WHAT YOU SHOULD DO | Retype word for word the first line of the listing and each line after it up to the line with "Chart.register(...registerables);", with the pictures taken out.

SUPPLIED RECORDS |
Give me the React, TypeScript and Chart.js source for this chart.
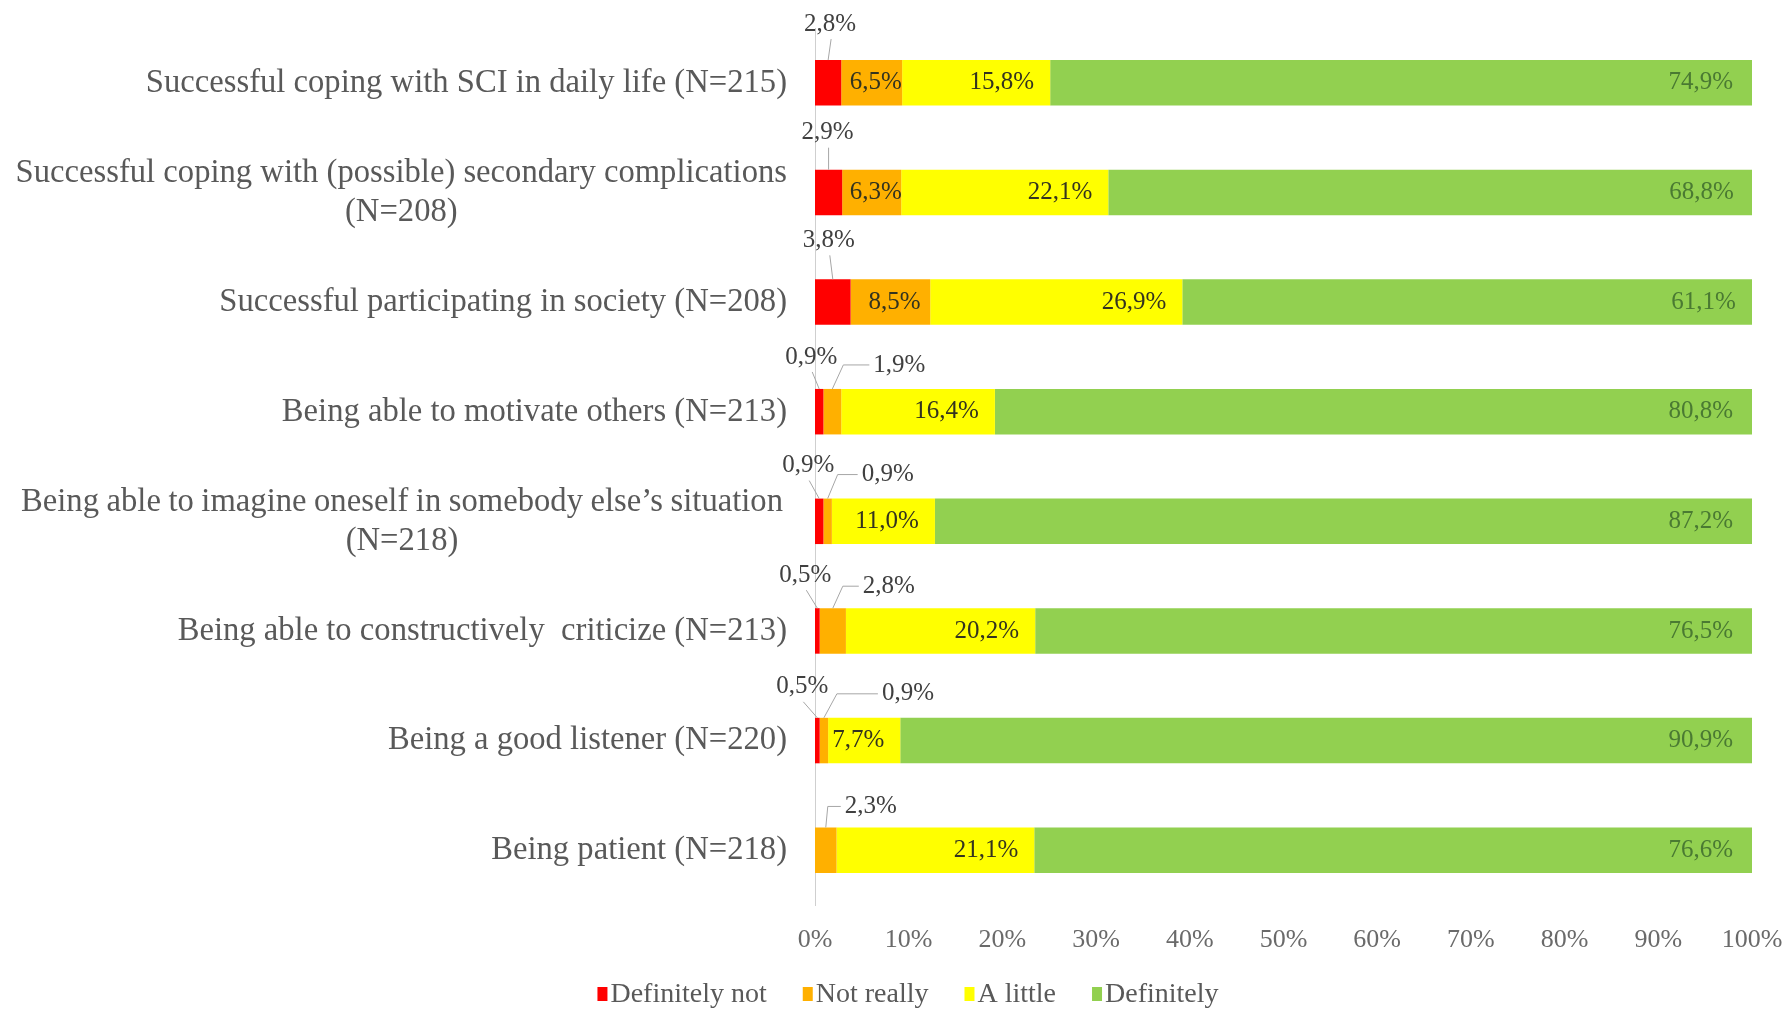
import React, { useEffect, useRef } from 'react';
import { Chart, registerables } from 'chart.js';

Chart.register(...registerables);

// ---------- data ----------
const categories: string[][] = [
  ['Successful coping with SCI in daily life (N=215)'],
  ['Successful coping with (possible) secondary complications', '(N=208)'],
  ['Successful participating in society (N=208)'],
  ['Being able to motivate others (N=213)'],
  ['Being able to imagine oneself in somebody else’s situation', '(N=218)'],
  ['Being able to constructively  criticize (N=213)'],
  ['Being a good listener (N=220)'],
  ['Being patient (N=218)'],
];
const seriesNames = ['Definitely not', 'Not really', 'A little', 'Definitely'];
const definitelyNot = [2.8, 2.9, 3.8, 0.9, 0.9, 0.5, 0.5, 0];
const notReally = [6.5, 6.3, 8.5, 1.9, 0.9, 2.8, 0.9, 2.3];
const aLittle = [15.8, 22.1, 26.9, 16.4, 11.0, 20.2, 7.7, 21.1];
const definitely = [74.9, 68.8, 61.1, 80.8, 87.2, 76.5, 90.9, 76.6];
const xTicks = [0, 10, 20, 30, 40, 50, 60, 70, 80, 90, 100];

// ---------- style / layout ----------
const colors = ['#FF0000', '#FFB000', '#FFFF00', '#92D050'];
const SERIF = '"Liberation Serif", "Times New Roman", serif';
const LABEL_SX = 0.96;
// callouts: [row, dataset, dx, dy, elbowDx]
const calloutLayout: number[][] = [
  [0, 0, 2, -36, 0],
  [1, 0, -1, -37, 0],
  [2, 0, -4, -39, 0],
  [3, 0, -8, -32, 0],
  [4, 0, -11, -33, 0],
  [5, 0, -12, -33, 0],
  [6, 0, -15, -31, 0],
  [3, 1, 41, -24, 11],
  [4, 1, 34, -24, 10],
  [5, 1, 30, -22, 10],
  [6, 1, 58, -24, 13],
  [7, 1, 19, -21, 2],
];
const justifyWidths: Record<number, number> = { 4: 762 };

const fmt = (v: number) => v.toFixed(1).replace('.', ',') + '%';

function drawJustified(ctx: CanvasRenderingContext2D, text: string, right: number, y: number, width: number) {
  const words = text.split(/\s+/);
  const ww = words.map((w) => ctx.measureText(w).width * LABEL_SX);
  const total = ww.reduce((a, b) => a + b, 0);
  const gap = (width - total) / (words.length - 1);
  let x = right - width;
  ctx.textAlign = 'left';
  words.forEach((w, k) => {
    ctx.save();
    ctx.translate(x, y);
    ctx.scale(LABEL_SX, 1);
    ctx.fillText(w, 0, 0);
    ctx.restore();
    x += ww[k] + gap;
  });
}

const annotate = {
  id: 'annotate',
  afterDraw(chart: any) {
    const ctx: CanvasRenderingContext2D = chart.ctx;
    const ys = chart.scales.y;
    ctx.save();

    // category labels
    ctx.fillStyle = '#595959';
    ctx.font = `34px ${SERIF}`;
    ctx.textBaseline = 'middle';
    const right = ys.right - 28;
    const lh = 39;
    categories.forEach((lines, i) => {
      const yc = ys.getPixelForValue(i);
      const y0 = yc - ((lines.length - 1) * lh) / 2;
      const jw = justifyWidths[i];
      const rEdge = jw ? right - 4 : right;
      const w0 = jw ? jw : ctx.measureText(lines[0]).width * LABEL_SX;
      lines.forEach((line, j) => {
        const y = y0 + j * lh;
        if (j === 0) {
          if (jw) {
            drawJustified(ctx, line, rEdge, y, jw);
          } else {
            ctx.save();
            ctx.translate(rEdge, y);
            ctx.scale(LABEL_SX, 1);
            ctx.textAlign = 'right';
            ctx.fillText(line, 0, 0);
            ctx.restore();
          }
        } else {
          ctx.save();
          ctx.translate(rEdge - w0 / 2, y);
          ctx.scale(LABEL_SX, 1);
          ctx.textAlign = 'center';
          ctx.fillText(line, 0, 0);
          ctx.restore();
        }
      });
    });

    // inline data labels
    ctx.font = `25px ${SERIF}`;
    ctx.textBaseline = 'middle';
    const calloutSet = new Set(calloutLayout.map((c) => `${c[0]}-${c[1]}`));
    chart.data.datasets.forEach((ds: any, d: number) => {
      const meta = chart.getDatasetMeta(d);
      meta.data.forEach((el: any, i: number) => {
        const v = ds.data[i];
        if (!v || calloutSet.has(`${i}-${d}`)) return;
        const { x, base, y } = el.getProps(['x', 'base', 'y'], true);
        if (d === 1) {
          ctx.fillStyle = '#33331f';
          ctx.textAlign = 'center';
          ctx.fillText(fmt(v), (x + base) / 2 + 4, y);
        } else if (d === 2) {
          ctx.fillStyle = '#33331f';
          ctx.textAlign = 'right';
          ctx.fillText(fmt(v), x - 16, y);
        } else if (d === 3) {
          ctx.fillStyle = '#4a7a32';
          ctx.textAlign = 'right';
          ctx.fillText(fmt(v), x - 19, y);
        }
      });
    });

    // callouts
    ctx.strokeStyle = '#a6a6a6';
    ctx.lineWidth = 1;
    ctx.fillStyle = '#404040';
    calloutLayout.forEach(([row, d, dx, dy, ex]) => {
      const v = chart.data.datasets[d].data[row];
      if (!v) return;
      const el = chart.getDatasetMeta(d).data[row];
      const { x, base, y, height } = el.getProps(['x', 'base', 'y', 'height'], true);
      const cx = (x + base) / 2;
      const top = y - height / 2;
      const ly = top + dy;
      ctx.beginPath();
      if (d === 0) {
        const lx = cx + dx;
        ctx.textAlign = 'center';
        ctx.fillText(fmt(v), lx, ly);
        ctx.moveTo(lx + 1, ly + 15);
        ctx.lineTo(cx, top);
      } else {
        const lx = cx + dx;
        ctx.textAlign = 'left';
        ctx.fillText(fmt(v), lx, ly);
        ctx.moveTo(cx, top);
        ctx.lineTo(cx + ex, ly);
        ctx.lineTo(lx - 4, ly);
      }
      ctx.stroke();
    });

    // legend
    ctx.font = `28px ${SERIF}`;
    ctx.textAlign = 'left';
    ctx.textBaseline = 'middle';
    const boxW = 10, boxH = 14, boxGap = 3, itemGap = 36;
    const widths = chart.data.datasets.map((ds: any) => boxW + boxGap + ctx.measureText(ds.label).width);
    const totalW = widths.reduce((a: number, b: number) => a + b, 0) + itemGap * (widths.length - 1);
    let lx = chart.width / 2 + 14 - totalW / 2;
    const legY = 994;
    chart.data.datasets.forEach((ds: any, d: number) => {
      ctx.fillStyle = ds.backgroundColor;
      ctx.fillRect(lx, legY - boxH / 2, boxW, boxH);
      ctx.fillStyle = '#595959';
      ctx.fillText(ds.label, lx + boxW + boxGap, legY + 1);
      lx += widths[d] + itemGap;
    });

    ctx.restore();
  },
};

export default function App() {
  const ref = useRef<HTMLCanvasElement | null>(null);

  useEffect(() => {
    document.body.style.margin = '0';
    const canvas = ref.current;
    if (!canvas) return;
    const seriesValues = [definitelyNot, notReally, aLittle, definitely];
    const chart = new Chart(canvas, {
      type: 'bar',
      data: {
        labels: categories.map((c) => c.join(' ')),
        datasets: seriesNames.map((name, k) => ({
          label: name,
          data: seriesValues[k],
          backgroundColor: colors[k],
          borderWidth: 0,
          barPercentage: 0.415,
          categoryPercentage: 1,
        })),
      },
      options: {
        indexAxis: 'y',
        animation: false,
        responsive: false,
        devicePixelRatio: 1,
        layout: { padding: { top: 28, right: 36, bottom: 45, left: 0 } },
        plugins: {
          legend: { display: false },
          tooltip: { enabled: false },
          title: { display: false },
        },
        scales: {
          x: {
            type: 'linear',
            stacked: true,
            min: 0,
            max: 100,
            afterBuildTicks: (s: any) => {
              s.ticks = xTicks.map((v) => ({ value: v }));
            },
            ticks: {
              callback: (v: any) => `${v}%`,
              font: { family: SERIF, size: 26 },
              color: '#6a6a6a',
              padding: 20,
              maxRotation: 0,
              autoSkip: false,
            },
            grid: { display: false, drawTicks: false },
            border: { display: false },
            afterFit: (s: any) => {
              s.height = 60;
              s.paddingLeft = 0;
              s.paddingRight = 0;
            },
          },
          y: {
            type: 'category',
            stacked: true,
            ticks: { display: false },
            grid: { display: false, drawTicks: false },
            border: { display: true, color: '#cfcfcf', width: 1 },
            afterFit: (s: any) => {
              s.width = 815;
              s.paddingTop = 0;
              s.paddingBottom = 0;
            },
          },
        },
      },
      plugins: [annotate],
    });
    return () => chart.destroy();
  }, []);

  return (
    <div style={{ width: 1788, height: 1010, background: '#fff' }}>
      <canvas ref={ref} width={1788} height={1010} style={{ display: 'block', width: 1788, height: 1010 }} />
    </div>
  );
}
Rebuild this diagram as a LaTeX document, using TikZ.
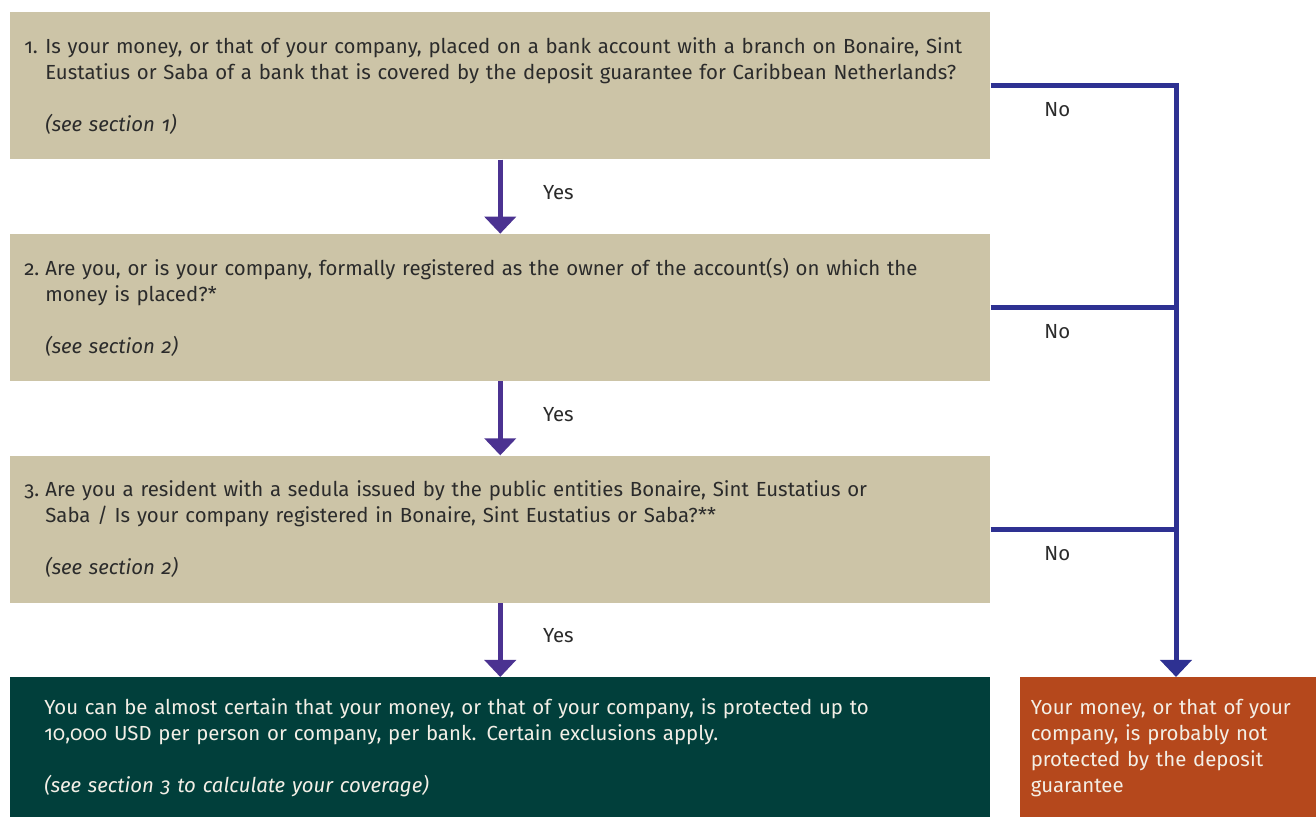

OUTPUT BELOW |
Give me the React, TypeScript and Chart.js source for this chart.
import React, { useEffect, useRef } from 'react';
import { Chart, registerables } from 'chart.js';

Chart.register(...registerables);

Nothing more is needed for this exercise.